In an interview made a short time after he presented his proof, Wiles expressed his hope that a simpler proof would be found. Wiles himself realized this hope while he was amending his proof and shortening it by a quarter of its original size. This process may be encouraged by Mordell, which compared mathematical research to mountain climbing - the first conquest of the mountain's peak is a hard and demanding task, but the next climbing to the same peak is easier. Another peak was conquered in 1999, when four mathematicians, including Richard Taylor, published a proof for the full Taniyama-Shimura conjecture. This proof, which is considered one of the major achievements of twentieth century mathematics, is based on Wiles' proof.

Proving FLT does not solve Fermat's riddle: did Fermat have a marvelous proof to his theorem, or was he wrong when he thought he had such a proof? Here is the riddle as Mordell posed it in 1921:

"Is it probable, that nearly three centuries ago, Fermat really proved this theorem, which still baffles mathematicians who have at their disposal the wonderful and far reaching developments in mathematics since Fermat's time - especially as it seems likely that Fermat's methods could only be elementary considered from a modern standpoint? From what is known of Fermat's character, it is fairly certain that at any rate he was under the impression that he had a proof meriting his description of it".

Wiles' proof is based on modern mathematical tools, which surely were not in the hands of Fermat. Various signs hint that Fermat himself noticed that his marginal note was wrong, but searchers of glory are still trying to find - now with more confidence, since the doubt that maybe there is no proof at all has been removed - a proof that is not beyond seventeenth century mathematics (Wiles tried to do that in his boyhood). Roger Apéry of Caen University in France came to such an achievement in 1978, when he succeeded to solve an unsolved problem stated in the eighteenth century by Euler, using only mathematical knowledge known in Euler's period. Weil's opinion, as stated in his book Number Theory - An approach through history may cool the enthusiasm to deal at this way with FLT: "There can hardly remain any doubt that this was due to some misapprehension on his part, even though, by a curious twist of fate, his reputation in the eyes of the ignorant came to rest chiefly upon it".

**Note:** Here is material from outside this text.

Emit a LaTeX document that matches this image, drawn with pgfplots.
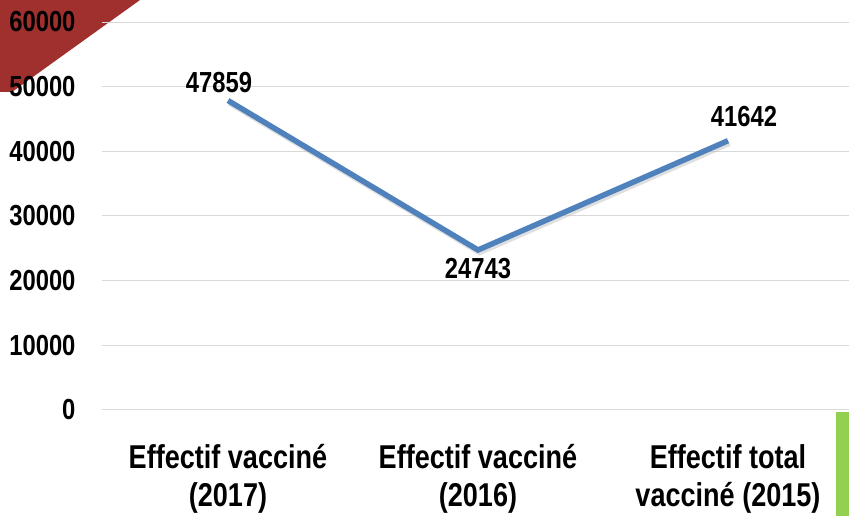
\documentclass[border=0pt]{standalone}
\usepackage{fontspec}
\setmainfont{Liberation Sans}[FakeStretch=0.82]
\usepackage{pgfplots}
\pgfplotsset{compat=1.18}
\definecolor{lineblue}{HTML}{4F81BD}
\definecolor{decored}{HTML}{A0302E}
\definecolor{decogreen}{HTML}{92D050}
\definecolor{gridgray}{HTML}{D9D9D9}
\begin{document}
\begin{tikzpicture}
\useasboundingbox (0,0) rectangle (849pt,516pt);
\fill[decored] (0,516pt) -- (140pt,516pt) -- (12pt,424pt) -- (0,424pt) -- cycle;
\fill[decogreen] (836pt,0) rectangle (849pt,104pt);
\begin{axis}[
  at={(102pt,106pt)}, anchor=south west,
  scale only axis, width=747pt, height=388pt,
  xmin=-0.504, xmax=2.484, ymin=0, ymax=60000,
  ytick={0,10000,...,60000},
  xtick={0,1,2},
  xticklabels={{Effectif vacciné\\(2017)},{Effectif vacciné\\(2016)},{Effectif total\\vacciné (2015)}},
  scaled y ticks=false,
  /pgf/number format/.cd, 1000 sep={}, assume math mode=true, /pgfplots/.cd,
  ymajorgrids, grid style={draw=gridgray, line width=1pt},
  axis line style={draw=none},
  major tick length=0pt,
  yticklabel style={font=\bfseries\fontsize{29}{34}\selectfont, text=black, xshift=-23pt},
  xticklabel style={font=\bfseries\fontsize{33}{38}\selectfont, text=black, align=center, yshift=-31pt},
  clip=false,
]
\addplot[draw=black!25, line width=5.5pt, opacity=0.5, shift={(1.5pt,-2.5pt)}] coordinates {(0,47859) (1,24743) (2,41642)};
\addplot[draw=lineblue, line width=5.5pt] coordinates {(0,47859) (1,24743) (2,41642)};
\addplot[draw=none, mark=none, nodes near coords, nodes near coords align={above},
  every node near coord/.append style={font=\bfseries\fontsize{29}{34}\selectfont, xshift=-9pt, yshift=4pt}]
  coordinates {(0,47859)};
\addplot[draw=none, mark=none, nodes near coords, nodes near coords align={below},
  every node near coord/.append style={font=\bfseries\fontsize{29}{34}\selectfont, yshift=-5pt}]
  coordinates {(1,24743)};
\addplot[draw=none, mark=none, nodes near coords, nodes near coords align={above},
  every node near coord/.append style={font=\bfseries\fontsize{29}{34}\selectfont, xshift=16pt, yshift=10pt}]
  coordinates {(2,41642)};
\end{axis}
\end{tikzpicture}
\end{document}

Is it possible that FLT has a simple solution that till now slipped away from everybody? The following curiosity, in which many of the heroes of our story are involved, shows that such case is not impossible. Amicable numbers are pair of integers that each of them is equal to the sum of the divisors of the other. Pythagoras knew the smallest amicable numbers, 220 and 284, and saw them as a symbol of friendship among people (the divisors of 220 are 1, 2, 4, 5, 10, 11, 20, 22, 44, 55, 110, and their sum is 284; the divisors of 284 are 1, 2, 4, 71, 142, and their sum is 220). Though Pythagoras and his students, and many generations after, gave symbolic importance to amicable numbers, only in 1636 Fermat found another pair of such numbers, 17,296 and 18,416, and Descartes found some time later a third pair, 9,363,584 and 9,437,056. In the eighteenth century, Euler published a list of 64 pairs of amicable numbers (two of these pairs were found to be wrong), and Legendre succeeded to find one more pair in 1830. Surprisingly, in 1867 a 16-year-old Italian, Nicolò Paganini, found a pair that evaded everybody, 1,184 and 1,210, which is the second by size, on the list of amicable numbers.

Number theory is one of the "purest" branches of mathematics, namely it is not rich in useful results for daily life. What is the reason, under these circumstances, for the effort to prove Fermat's Last Theorem? An answer to this question may be found in Siméon-Denis Poisson's words in the funeral of Legendre: "Questions concerning the properties of the numbers, far away from any practical use, have a single attraction power, but a very powerful one: they are extraordinarily hard".